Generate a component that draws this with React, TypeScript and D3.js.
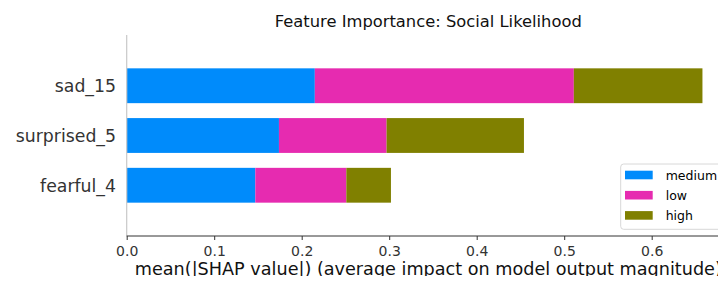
import React, { useEffect, useRef } from 'react';
import * as d3 from 'd3';

// features, top to bottom
const features = ['sad_15', 'surprised_5', 'fearful_4'];
// stacked segments (mean |SHAP| per class)
const medium = [0.215, 0.174, 0.147];
const low = [0.296, 0.123, 0.104];
const high = [0.147, 0.157, 0.051];
const seriesNames = ['medium', 'low', 'high'];
const seriesColors = ['#008bfb', '#e62bb0', '#808000'];
const xTicks = [0, 0.1, 0.2, 0.3, 0.4, 0.5, 0.6];

const FeatureChart = () => {
  const ref = useRef<SVGSVGElement>(null);

  useEffect(() => {
    if (!ref.current) return;
    const svg = d3.select(ref.current);
    svg.selectAll('*').remove();

    const font = 'DejaVu Sans, sans-serif';
    const left = 126.7;
    const top = 35;
    const bottom = 236;

    const x = d3.scaleLinear().domain([0, 0.6]).range([left, left + 525]);
    const y = d3.scaleBand<string>()
      .domain(features)
      .range([top, bottom])
      .paddingInner(0.3)
      .paddingOuter(0.67);

    const rows = features.map((f, i) => ({ feature: f, medium: medium[i], low: low[i], high: high[i] }));
    const stack = d3.stack<any>().keys(seriesNames)(rows);

    // title
    svg.append('text')
      .attr('x', 428.3)
      .attr('y', 27)
      .attr('text-anchor', 'middle')
      .attr('font-family', font)
      .attr('font-size', 16.3)
      .attr('textLength', 307)
      .attr('lengthAdjust', 'spacingAndGlyphs')
      .attr('fill', '#111')
      .text('Feature Importance: Social Likelihood');

    // bars
    svg.selectAll('g.series')
      .data(stack)
      .enter()
      .append('g')
      .attr('class', 'series')
      .attr('fill', (d, i) => seriesColors[i])
      .selectAll('rect')
      .data(d => d)
      .enter()
      .append('rect')
      .attr('x', d => x(d[0]))
      .attr('width', d => x(d[1]) - x(d[0]))
      .attr('y', d => y(d.data.feature)!)
      .attr('height', y.bandwidth());

    // left spine
    svg.append('line')
      .attr('x1', left).attr('x2', left)
      .attr('y1', top).attr('y2', bottom)
      .attr('stroke', '#c8c8c8')
      .attr('stroke-width', 1.2);

    // y labels
    svg.selectAll('text.ylab')
      .data(features)
      .enter()
      .append('text')
      .attr('class', 'ylab')
      .attr('x', 116)
      .attr('y', d => y(d)! + y.bandwidth() / 2)
      .attr('dy', '0.38em')
      .attr('text-anchor', 'end')
      .attr('font-family', font)
      .attr('font-size', 17.3)
      .attr('fill', '#333')
      .text(d => d);

    // x axis
    const axis = svg.append('g')
      .attr('transform', `translate(0,${bottom})`)
      .call(d3.axisBottom(x).tickValues(xTicks).tickFormat(d3.format('.1f')).tickSize(4).tickPadding(6));
    axis.select('.domain')
      .attr('d', `M${left},0H726`)
      .attr('stroke', '#333');
    axis.selectAll('.tick line').attr('stroke', '#333');
    axis.selectAll('.tick text')
      .attr('font-family', font)
      .attr('font-size', 14)
      .attr('fill', '#333');

    svg.append('text')
      .attr('x', 428.3)
      .attr('y', 274.5)
      .attr('text-anchor', 'middle')
      .attr('font-family', font)
      .attr('font-size', 17.4)
      .attr('textLength', 587)
      .attr('lengthAdjust', 'spacingAndGlyphs')
      .attr('fill', '#111')
      .text('mean(|SHAP value|) (average impact on model output magnitude)');

    // legend
    const lg = svg.append('g');
    lg.append('rect')
      .attr('x', 620.7).attr('y', 164)
      .attr('width', 104).attr('height', 65.3)
      .attr('rx', 3)
      .attr('fill', '#fff')
      .attr('stroke', '#d8d8d8');
    seriesNames.forEach((s, i) => {
      const yy = 170.7 + i * 20.2;
      lg.append('rect')
        .attr('x', 625).attr('y', yy)
        .attr('width', 27.7).attr('height', 8.6)
        .attr('fill', seriesColors[i]);
      lg.append('text')
        .attr('x', 665.7).attr('y', yy + 4.3)
        .attr('dy', '0.36em')
        .attr('font-family', font)
        .attr('font-size', 12.5)
        .attr('fill', '#000')
        .text(s);
    });
  }, []);

  return <svg ref={ref} width={726} height={284} style={{ display: 'block' }} />;
};

export default function App() {
  return (
    <div style={{ margin: -8 }}>
      <FeatureChart />
    </div>
  );
}
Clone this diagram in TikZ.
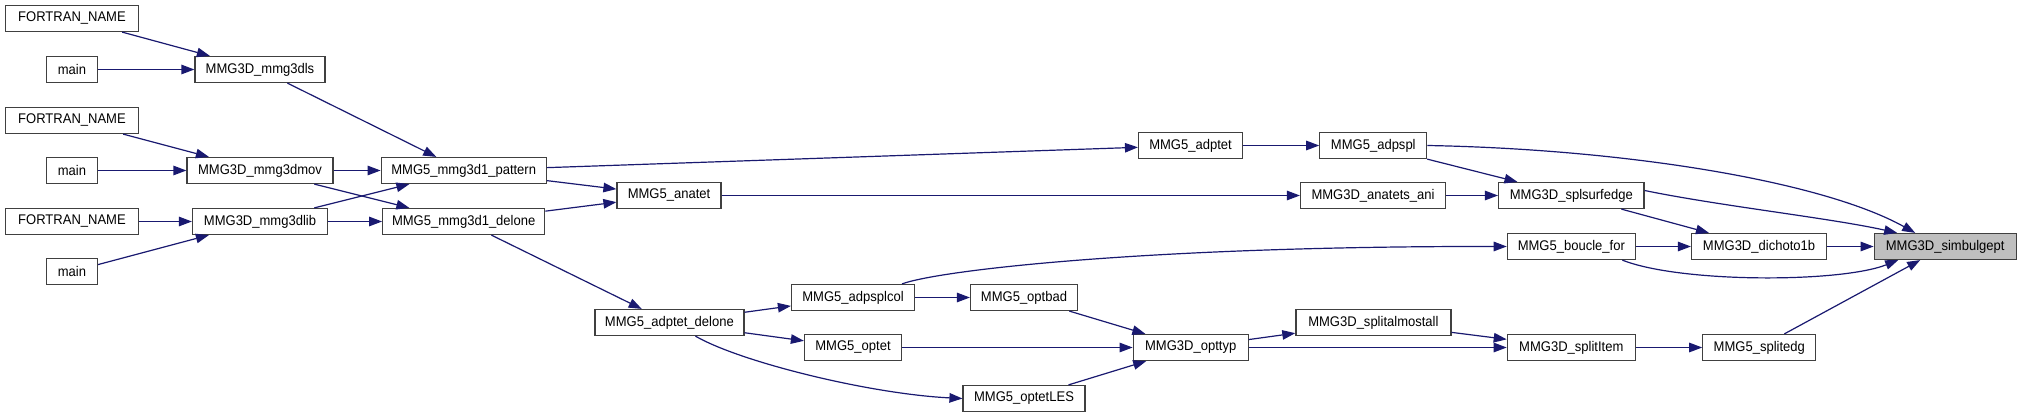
\documentclass[tikz,border=0pt]{standalone}
\usepackage{fontspec}
\setmainfont{Liberation Sans}[FakeStretch=0.93]
\usetikzlibrary{arrows.meta}
\definecolor{edgeblue}{HTML}{191970}
\definecolor{boxborder}{HTML}{404040}
\definecolor{rootfill}{HTML}{BFBFBF}
\begin{document}
\begin{tikzpicture}[x=1pt,y=-1pt,
  fn/.style={draw=boxborder, line width=1.2pt, fill=white, minimum height=26pt, inner sep=0pt,
    font=\fontsize{14}{16}\selectfont, anchor=center},
  rootfn/.style={fn, fill=rootfill},
  call/.style={draw=edgeblue, line width=1.2pt, -{Triangle[length=13pt,width=9.5pt]}}]
\fill[white] (0,0) rectangle (2021,417);
\useasboundingbox (0,0) rectangle (2021,417);
% column 1
\node[fn, minimum width=133pt] (f1) at (72,18.5) {FORTRAN\_NAME};
\node[fn, minimum width=51pt] (m1) at (72,69.5) {main};
\node[fn, minimum width=133pt] (f2) at (72,120.5) {FORTRAN\_NAME};
\node[fn, minimum width=51pt] (m2) at (72,170.5) {main};
\node[fn, minimum width=133pt] (f3) at (72,221.5) {FORTRAN\_NAME};
\node[fn, minimum width=51pt] (m3) at (72,271.5) {main};
% column 2
\node[fn, minimum width=130pt] (ls) at (260,69.5) {MMG3D\_mmg3dls};
\node[fn, minimum width=146pt] (mov) at (260,170.5) {MMG3D\_mmg3dmov};
\node[fn, minimum width=135pt] (lib) at (260,221.5) {MMG3D\_mmg3dlib};
% column 3
\node[fn, minimum width=165pt] (pat) at (463.7,170.5) {MMG5\_mmg3d1\_pattern};
\node[fn, minimum width=162pt] (del) at (463.7,221.5) {MMG5\_mmg3d1\_delone};
% column 4
\node[fn, minimum width=104pt] (anatet) at (669,195.5) {MMG5\_anatet};
\node[fn, minimum width=149pt] (adel) at (669.4,322.5) {MMG5\_adptet\_delone};
% column 5
\node[fn, minimum width=123pt] (adpsplcol) at (853,297.5) {MMG5\_adpsplcol};
\node[fn, minimum width=97pt] (optet) at (853,347.5) {MMG5\_optet};
% column 6
\node[fn, minimum width=107pt] (optbad) at (1024,297.5) {MMG5\_optbad};
\node[fn, minimum width=122pt] (optetLES) at (1024,398.5) {MMG5\_optetLES};
% column 7
\node[fn, minimum width=104pt] (adptet) at (1190.5,145.5) {MMG5\_adptet};
\node[fn, minimum width=115pt] (opttyp) at (1190.7,347.5) {MMG3D\_opttyp};
% column 8
\node[fn, minimum width=107pt] (adpspl) at (1373.3,145.5) {MMG5\_adpspl};
\node[fn, minimum width=145pt] (anani) at (1373,195.5) {MMG3D\_anatets\_ani};
\node[fn, minimum width=155pt] (splall) at (1373.4,322.5) {MMG3D\_splitalmostall};
% column 9
\node[fn, minimum width=145.5pt] (splsurf) at (1571.3,195.5) {MMG3D\_splsurfedge};
\node[fn, minimum width=128pt] (boucle) at (1571.3,246.5) {MMG5\_boucle\_for};
\node[fn, minimum width=128pt] (splitItem) at (1571.3,347.5) {MMG3D\_splitItem};
% column 10
\node[fn, minimum width=135pt] (dich) at (1759,246.5) {MMG3D\_dichoto1b};
\node[fn, minimum width=113pt] (splitedg) at (1759.3,347.5) {MMG5\_splitedg};
% root
\node[rootfn, minimum width=142pt] (simb) at (1945.2,246.5) {MMG3D\_simbulgept};

% edges
\draw[call] (f1) -- (ls);
\draw[call] (m1) -- (ls);
\draw[call] (ls) -- (pat);
\draw[call] (f2) -- (mov);
\draw[call] (m2) -- (mov);
\draw[call] (mov) -- (pat);
\draw[call] (mov) -- (del);
\draw[call] (lib) -- (pat);
\draw[call] (f3) -- (lib);
\draw[call] (m3) -- (lib);
\draw[call] (lib) -- (del);
\draw[call] (pat) -- (anatet);
\draw[call] (del) -- (anatet);
\draw[call] (del) -- (adel);
\draw[call] (pat) -- (adptet);
\draw[call] (anatet) -- (anani);
\draw[call] (adptet) -- (adpspl);
\draw[call] (adpspl.east) .. controls (1620,149) and (1820,180) .. ([xshift=-30pt]simb.north);
\draw[call] (adpspl) -- (splsurf);
\draw[call] (anani) -- (splsurf);
\draw[call] ([yshift=5pt]splsurf.east) .. controls (1720,206) and (1830,218) .. ([xshift=-48pt]simb.north);
\draw[call] (splsurf) -- (dich);
\draw[call] ([xshift=49pt]adpsplcol.north) .. controls (940,270) and (1150,246) .. (boucle.west);
\draw[call] (boucle) -- (dich);
\draw[call] (dich) -- (simb);
\draw[call] ([xshift=51pt]boucle.south) .. controls (1680,283) and (1840,283) .. ([xshift=-47pt]simb.south);
\draw[call] (splitedg) -- (simb);
\draw[call] (adel) -- (adpsplcol);
\draw[call] (adel) -- (optet);
\draw[call] ([xshift=26pt]adel.south) .. controls (740,362) and (870,394) .. (optetLES.west);
\draw[call] (adpsplcol) -- (optbad);
\draw[call] (optbad) -- (opttyp);
\draw[call] (optet) -- (opttyp);
\draw[call] (optetLES) -- (opttyp);
\draw[call] (opttyp) -- (splall);
\draw[call] (opttyp) -- (splitItem);
\draw[call] (splall) -- (splitItem);
\draw[call] (splitItem) -- (splitedg);
\end{tikzpicture}
\end{document}
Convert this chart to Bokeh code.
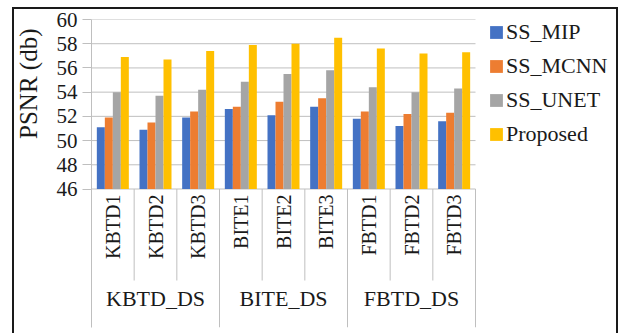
import numpy as np
from bokeh.plotting import figure
from bokeh.models import (ColumnDataSource, Range1d, FixedTicker, Legend,
                          LegendItem, Title)
from bokeh.core.properties import value
from bokeh.embed import file_html
from bokeh.resources import INLINE

# ---- data -------------------------------------------------------------
groups = ["KBTD_DS", "BITE_DS", "FBTD_DS"]
categories = ["KBTD1", "KBTD2", "KBTD3",
              "BITE1", "BITE2", "BITE3",
              "FBTD1", "FBTD2", "FBTD3"]
series_names = ["SS_MIP", "SS_MCNN", "SS_UNET", "Proposed"]
ss_mip = [51.1, 50.9, 51.9, 52.6, 52.1, 52.8, 51.8, 51.2, 51.6]
ss_mcnn = [51.9, 51.5, 52.4, 52.8, 53.2, 53.5, 52.4, 52.2, 52.3]
ss_unet = [54.0, 53.7, 54.2, 54.85, 55.5, 55.8, 54.4, 54.0, 54.3]
proposed = [56.9, 56.7, 57.4, 57.9, 58.0, 58.5, 57.6, 57.2, 57.3]
y_ticks = [46, 48, 50, 52, 54, 56, 58, 60]

# ---- layout -----------------------------------------------------------
W, H = 619, 333
FRAME_L, FRAME_R, FRAME_T, FRAME_B = 91, 615, 19, 327
PLOT_R = 475                         # right edge of the category area
AXIS_PX = 188.5                      # pixel row of the value axis base
Y_LO, Y_HI = y_ticks[0], y_ticks[-1]
PX_PER_Y = (AXIS_PX - FRAME_T) / (Y_HI - Y_LO)
N = len(categories)
PX_PER_X = (PLOT_R - FRAME_L) / N


def y_at(px):
    return Y_HI - (px - FRAME_T) / PX_PER_Y


def x_at(px):
    return (px - FRAME_L) / PX_PER_X


FONT = "Liberation Serif"
GRID = "#BFBFBF"
INK = "#1a1a1a"
colors = ["#4472C4", "#ED7D31", "#A5A5A5", "#FFC000"]

p = figure(width=W, height=H, output_backend="svg", toolbar_location=None,
           x_range=Range1d(0, x_at(FRAME_R)),
           y_range=Range1d(y_at(FRAME_B), Y_HI),
           x_axis_location=None,
           min_border_left=FRAME_L, min_border_right=W - FRAME_R,
           min_border_top=FRAME_T, min_border_bottom=H - FRAME_B)
p.outline_line_color = None
p.background_fill_color = "white"
p.border_fill_color = None

# dark box edges (top, left, right) around the chart, painted behind the canvas
bar = f"linear-gradient({INK},{INK})"
p.styles = {
    "background-color": "white",
    "background-image": ", ".join([bar] * 3),
    "background-size": "606px 2px, 2px 326px, 2px 326px",
    "background-position": "12px 7px, 12px 7px, 616px 7px",
    "background-repeat": "no-repeat",
}

# value axis
ax = p.yaxis[0]
ax.ticker = FixedTicker(ticks=y_ticks)
ax.axis_line_color = GRID
ax.major_tick_line_color = GRID
ax.major_tick_out = 9
ax.major_tick_in = 0
ax.minor_tick_line_color = None
ax.major_label_standoff = 5
ax.major_label_text_font = FONT
ax.major_label_text_font_size = "21px"
ax.major_label_text_color = INK

# value axis title, placed beside the tick labels
p.add_layout(Title(text="PSNR (db)", align="right", offset=9, standoff=22,
                   vertical_align="middle",
                   text_font=FONT, text_font_size="25px",
                   text_font_style="normal", text_color=INK), "left")

# horizontal gridlines across the category area only
p.xgrid.visible = False
p.ygrid.visible = False
p.segment(x0=0, x1=N, y0=y_ticks, y1=y_ticks, line_color=GRID, line_width=1)

# bars
bar_w = 0.1875
series = [ss_mip, ss_mcnn, ss_unet, proposed]
centers = np.arange(N) + 0.5
items = []
for i, (name, vals) in enumerate(zip(series_names, series)):
    src = ColumnDataSource(dict(x=centers + (i - 1.5) * bar_w, top=vals))
    r = p.vbar(x="x", top="top", bottom=Y_LO, width=bar_w, source=src,
               fill_color=colors[i], line_color=None)
    items.append(LegendItem(label=name, renderers=[r]))

# category separators
inner_bottom = y_at(280)
group_size = N // len(groups)
b = np.arange(1, N + 1)
is_group_edge = (b % group_size) == 0
p.segment(x0=b, x1=b, y0=Y_LO,
          y1=np.where(is_group_edge, y_at(FRAME_B), inner_bottom),
          line_color=GRID, line_width=1)

# category labels (rotated) and group labels
p.text(x=centers, y=y_at(194), text=categories, angle=np.pi / 2,
       text_align="right", text_baseline="middle",
       text_font=value(FONT), text_font_size=value("20px"),
       text_color=INK)
group_x = np.arange(len(groups)) * group_size + group_size / 2
p.text(x=group_x, y=y_at(298), text=groups,
       text_align="center", text_baseline="middle",
       text_font=value(FONT), text_font_size=value("22px"),
       text_color=INK)

# legend inside the frame, right of the categories
legend = Legend(items=items, location=(488 - FRAME_L, FRAME_B - 147),
                orientation="vertical",
                glyph_width=16, glyph_height=16, label_standoff=2,
                spacing=8, padding=0, margin=0,
                label_text_font=FONT, label_text_font_size="22px",
                label_text_color=INK,
                border_line_color=None, background_fill_color=None)
p.add_layout(legend)

open("out.html", "w").write(file_html(p, INLINE))
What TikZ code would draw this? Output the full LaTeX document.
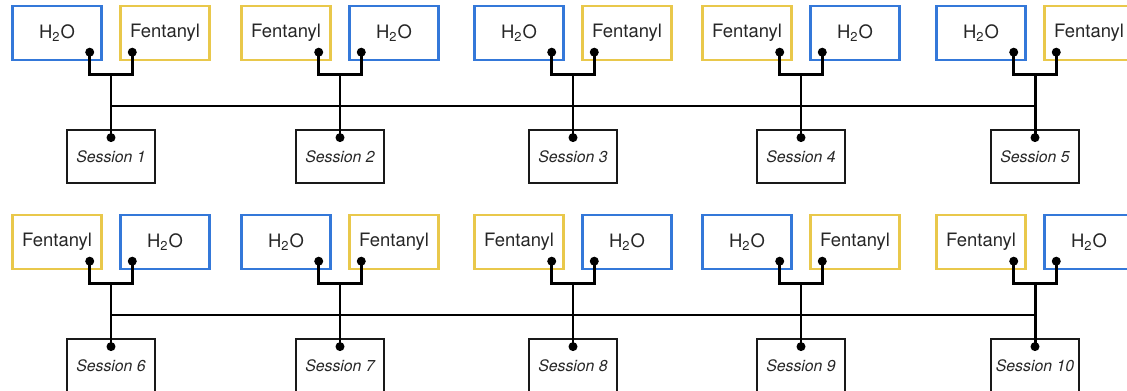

------------------------------------------------------------

__Aim__.
Find each line holding the word "this" and copy it.

__Result of the task__.
Generate a component that draws this with React, TypeScript and D3.js.
Clone this diagram in TikZ.
Convert this chart to Bokeh code.
What TikZ code would draw this? Output the full LaTeX document.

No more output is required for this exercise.